Wednesday, 23 December 2015

Movie Review: Prince Of Persia: The Sands Of Time (2010)


A video game adaptation, Prince Of Persia: The Sands Of Time contains some promise but also suffers as an overproduced spectacle occasionally trounced by excessive special effects.

The Persian Empire's kindly King Sharaman (Ronald Pickup) adopts scrappy street kid Dastan as his own child. Dastan (Jake Gyllenhaal) is raised as a brother to the king's sons, heir to the throne Tus (Richard Coyle) and the intense Garsiv (Toby Kebbell). 15 years later, Tus, his brothers and their uncle Nizam (Ben Kingsley) lead the Persian army on their latest military campaign. They debate whether to sack the mystical city of Alamut. Spies working on behalf of Nizam uncover evidence that Alamut is manufacturing and supplying weapons to Persia's enemies, convincing Tus to attack and defeat the city. Dastan's group of unconventional and highly athletic warriors are instrumental in forcing open Alamut's well-defended gates.

The victorious Persians come face to face with the defeated and exceptionally beautiful Tamina (Gemma Arterton), Princess of Alamut, but find no evidence of weapons being manufactured. Instead, Dastan realizes that an evil conspiracy is at play, and the real objective of the attack is to seize a magical dagger powered by the sands of time, which can unwind history. Dastan finds himself in possession of the dagger but accused of treachery and on the run with Tamina. He needs to clear his name, save Persia from a dark fate and help Tamina safeguard her destiny as the guardian of the dagger.

Transforming a video game into an engaging film is always a challenge, and this effort from Disney gives it a good go while staying within reach of the young adult core target market. The characters are fleshed out, a fairly complex plot is created, and themes of family, the bond between brothers, benevolence, honour and destiny are woven into the narrative. The relationship between Dastan and Tamina is also at least interesting, and the two take their time to transition from foes to allies to lovers.

Director Mike Newell also delivers plenty of attractive visuals, making good use of the desert, and finding some stylish, dramatic shots of silhouetted warriors. The camera work often echoes the trademark fluidity of the original games.

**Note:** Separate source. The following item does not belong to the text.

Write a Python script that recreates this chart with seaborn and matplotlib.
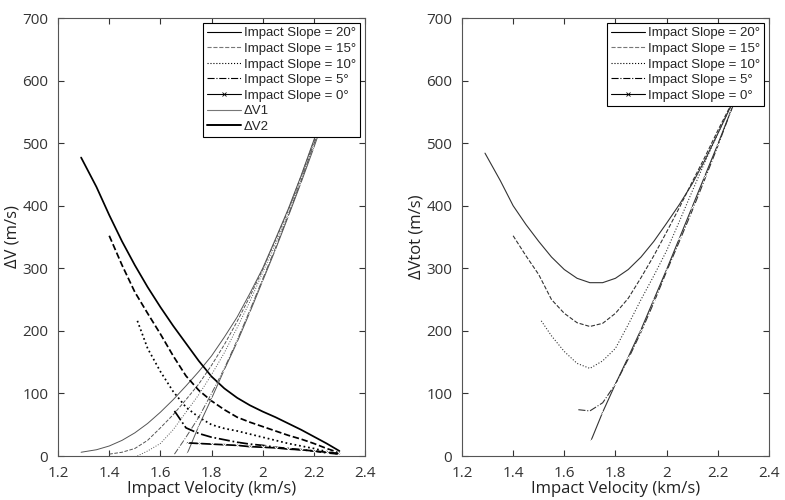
import matplotlib
matplotlib.use("Agg")
import matplotlib.pyplot as plt
from matplotlib.lines import Line2D
import seaborn as sns

# values (km/s, m/s)
x_20 = [1.29, 1.35, 1.4, 1.45, 1.5, 1.55, 1.6, 1.65, 1.7, 1.75, 1.8, 1.85, 1.9, 1.95, 2.0, 2.05, 2.1, 2.15, 2.2, 2.25, 2.3]
dv1_20 = [6, 10, 16, 25, 37, 52, 70, 90, 112, 135, 160, 190, 222, 260, 300, 347, 395, 448, 505, 562, 622]
dv2_20 = [477, 430, 385, 343, 305, 270, 238, 208, 180, 152, 127, 108, 93, 81, 71, 62, 52, 42, 31, 20, 8]
tot_20 = [484, 440, 400, 370, 343, 318, 298, 284, 277, 277, 284, 298, 318, 343, 372, 402, 435, 473, 515, 558, 600]

x_15 = [1.4, 1.45, 1.5, 1.55, 1.6, 1.65, 1.7, 1.75, 1.8, 1.85, 1.9, 1.95, 2.0, 2.05, 2.1, 2.15, 2.2, 2.25, 2.3]
dv1_15 = [3, 6, 12, 25, 45, 66, 90, 115, 145, 178, 215, 255, 298, 345, 393, 447, 503, 560, 620]
dv2_15 = [352, 305, 262, 228, 195, 160, 128, 105, 88, 74, 62, 54, 47, 40, 33, 27, 20, 12, 5]
tot_15 = [352, 320, 290, 250, 228, 213, 207, 212, 228, 252, 285, 320, 358, 397, 438, 478, 520, 560, 603]

x_10 = [1.51, 1.55, 1.6, 1.65, 1.7, 1.75, 1.8, 1.85, 1.9, 1.95, 2.0, 2.05, 2.1, 2.15, 2.2, 2.25, 2.3]
dv1_10 = [0, 8, 20, 42, 70, 98, 130, 165, 205, 247, 293, 340, 390, 443, 500, 558, 618]
dv2_10 = [216, 172, 135, 103, 78, 62, 50, 44, 40, 35, 30, 25, 20, 16, 12, 7, 3]
tot_10 = [216, 192, 167, 148, 140, 152, 172, 210, 250, 288, 328, 375, 423, 470, 515, 558, 602]

x_5 = [1.655, 1.7, 1.75, 1.8, 1.85, 1.9, 1.95, 2.0, 2.05, 2.1, 2.15, 2.2, 2.25, 2.3]
dv1_5 = [3, 30, 62, 100, 140, 185, 233, 283, 333, 385, 440, 498, 555, 617]
dv2_5 = [72, 45, 36, 30, 26, 22, 19, 17, 14, 12, 10, 8, 5, 3]
tot_5 = [74, 72, 85, 115, 155, 198, 245, 295, 343, 392, 443, 495, 550, 600]

x_0 = [1.705, 1.75, 1.8, 1.85, 1.9, 1.95, 2.0, 2.05, 2.1, 2.15, 2.2, 2.25, 2.3]
dv1_0 = [4, 48, 92, 138, 182, 230, 280, 330, 383, 437, 493, 552, 612]
dv2_0 = [21, 20, 19, 18, 17, 15, 14, 13, 11, 10, 8, 6, 4]
tot_0 = [25, 70, 115, 158, 202, 250, 298, 348, 398, 448, 498, 550, 600]

slope_labels = ["Impact Slope = 20°", "Impact Slope = 15°", "Impact Slope = 10°",
                "Impact Slope = 5°", "Impact Slope = 0°"]
series = [
    (x_20, dv1_20, dv2_20, tot_20),
    (x_15, dv1_15, dv2_15, tot_15),
    (x_10, dv1_10, dv2_10, tot_10),
    (x_5, dv1_5, dv2_5, tot_5),
    (x_0, dv1_0, dv2_0, tot_0),
]
styles = ["-", "--", ":", "-.", "-"]
markers = [None, None, None, None, "x"]
legend_colors = ["black", "#777777", "black", "black", "black"]

sns.set_style("white")
plt.rcParams["font.family"] = ["Open Sans", "DejaVu Sans"]
plt.rcParams.update({
    "xtick.direction": "in", "ytick.direction": "in",
    "xtick.top": True, "ytick.right": True,
    "xtick.major.size": 4, "ytick.major.size": 4,
    "xtick.bottom": True, "ytick.left": True,
    "axes.edgecolor": "#555555", "axes.linewidth": 0.8,
    "xtick.color": "#333333", "ytick.color": "#333333",
    "xtick.labelsize": 11, "ytick.labelsize": 11,
})

fig = plt.figure(figsize=(7.85, 5.0), dpi=100)
ax1 = fig.add_axes([0.074, 0.088, 0.391, 0.876])
ax2 = fig.add_axes([0.5885, 0.088, 0.391, 0.876])

for (x, dv1, dv2, tot), ls, mk in zip(series, styles, markers):
    sns.lineplot(x=x, y=dv1, ax=ax1, color="#555555", linewidth=0.7, linestyle=ls,
                 marker=mk, markersize=2.5, markeredgewidth=0.5)
    sns.lineplot(x=x, y=dv2, ax=ax1, color="black", linewidth=1.25, linestyle=ls,
                 marker=mk, markersize=2.5, markeredgewidth=0.7)
    sns.lineplot(x=x, y=tot, ax=ax2, color="#333333", linewidth=0.8, linestyle=ls,
                 marker=mk, markersize=2.5, markeredgewidth=0.5)

xticks = [1.2, 1.4, 1.6, 1.8, 2.0, 2.2, 2.4]
xticklabels = ["1.2", "1.4", "1.6", "1.8", "2", "2.2", "2.4"]
for ax in (ax1, ax2):
    ax.set_xlim(1.2, 2.4)
    ax.set_ylim(0, 700)
    ax.set_xticks(xticks)
    ax.set_xticklabels(xticklabels)
    ax.set_yticks(range(0, 701, 100))
    ax.set_xlabel("Impact Velocity (km/s)", fontsize=12, labelpad=0.5, color="#222222")
    ax.tick_params(axis="x", pad=7)
    ax.tick_params(axis="y", pad=7)
ax1.set_ylabel("ΔV (m/s)", fontsize=12, labelpad=1, color="#222222")
ax2.set_ylabel("ΔVtot (m/s)", fontsize=12, labelpad=1, color="#222222")

slope_handles = [Line2D([], [], color=c, linestyle=ls, marker=mk, markersize=3,
                        linewidth=0.8, markeredgewidth=0.6)
                 for c, ls, mk in zip(legend_colors, styles, markers)]
extra_handles = [Line2D([], [], color="#777777", linewidth=0.8),
                 Line2D([], [], color="black", linewidth=1.4)]

leg_font = {"family": ["Liberation Sans Narrow", "Liberation Sans", "DejaVu Sans"], "size": 9.5}
leg_kw = dict(loc="upper right", frameon=True, fancybox=False, framealpha=1,
              edgecolor="black", borderpad=0.3, labelspacing=0.25,
              handlelength=2.6, handletextpad=0.2, borderaxespad=0.4, prop=leg_font)
l1 = ax1.legend(slope_handles + extra_handles, slope_labels + ["ΔV1", "ΔV2"], **leg_kw)
l2 = ax2.legend(slope_handles, slope_labels, **leg_kw)
for leg in (l1, l2):
    leg.get_frame().set_linewidth(0.8)

fig.savefig("out.png", dpi=100)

But the film stumbles when the CGI special effects kick in. While the Prince's remarkable jumping and running skills are already overplayed, Newell loses all perspective when it comes to several scenes of mass combat, which are barely coherent, and fall over the cliff of credibility when countless merciless Hassansins (secret mercenary assassins) enter the picture. Worse still are sequences of carnage with terrain and buildings disintegrating in so much incomprehensible rubble. The computers are overclocked to render over-the-top images tumbling over each other, and the end result is a mess of graphics that make little sense but all the same swallow up the characters.

The film also struggles with a dagger-and-sand story that gets ever more finicky as the film rushes to its climax, with Tamina revealing new angles on the mysteries of the small dagger and mountains of sand in frustratingly small increments and just when it suits the plot.

Other than being too white and speaking in bewildering English accents while representing Persians and Asians in the desert, the performers are adequate. Gyllenhaal and Arterton make for an attractively dreamy couple, while Alfred Molina steals the scenes he's in as an unlikely tax-evading entrepreneur specializing in, of all things, ostrich racing.

Prince Of Persia: The Sands Of Time is reasonably bloodless and harmless entertainment, but nevertheless an opportunity missed due to an over reliance on hard drive speed and not enough faith in character strength.